Il ne faut pas s'étonner du manque de
consensus concernant un accord global détaillé qui puisse avoir un effet
significatif sur le climat mondial. Les gouvernements ne sont pas prêts à
sacrifier une croissance économique à court et moyen termes pour des avantages
à long terme pour l'environnement, et tout particulièrement aujourd'hui à cause
de la pénible récession dont souffre une grande partie du monde industrialisé.
Les Etats-Unis, notamment, n'accepteront pas de plafonds relatifs à leurs
émissions de gaz à effet de serre si cela signifie des taxes et des coûts plus
élevés qui risquent d'entraver la reprise économique.

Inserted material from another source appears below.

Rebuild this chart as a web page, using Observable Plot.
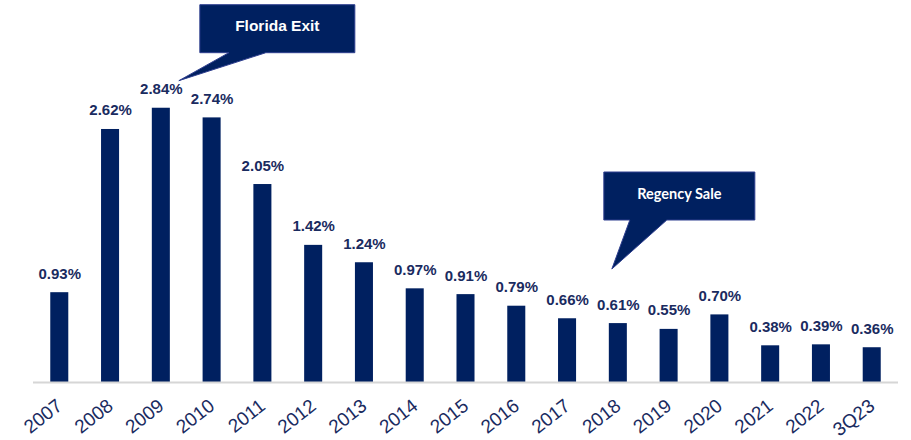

Les pays en développement sont de leur côté
plus hostiles encore à l'idée de limitation des émissions. Quatre cent millions
d'Indiens n'ont toujours pas l'électricité et on ne peut pas s'attendre à ce
que l'Inde renonce au charbon si celui-ci représente le meilleur moyen de
produire de l'électricité pour un tiers de la population. Il est probable que
la Chine s'oppose aussi à des plafonds sur quelque émission que ce soit, compte
tenu du niveau de vie relativement bas de la majorité des Chinois. Mais ces
positions sonnent le glas d'un éventuel nouveau traité international, car les
pays industrialisés insisteront à juste titre pour que les économies moins
avancées assument leur part de responsabilité.
Les conséquences d'un échec de la conférence
de Copenhague pourraient être considérables. A court terme, nous pourrions voir
les préoccupations liées au climat devenir la nouvelle excuse pour un accroissement
du protectionnisme économique. Il est probable que les « compensations carbone
» seront utilisées pour pénaliser les importations en provenance de pays ou de
sociétés dont on estime qu'ils ne font pas assez pour limiter leurs émissions.
Le commerce mondial accuse déjà un recul marqué en raison de la crise
économique. L'introduction de nouvelles taxes ne fera réduire davantage les
échanges commerciaux, avec pour conséquence de nouvelles suppressions d'emplois
et de nouveaux points de friction entre pays.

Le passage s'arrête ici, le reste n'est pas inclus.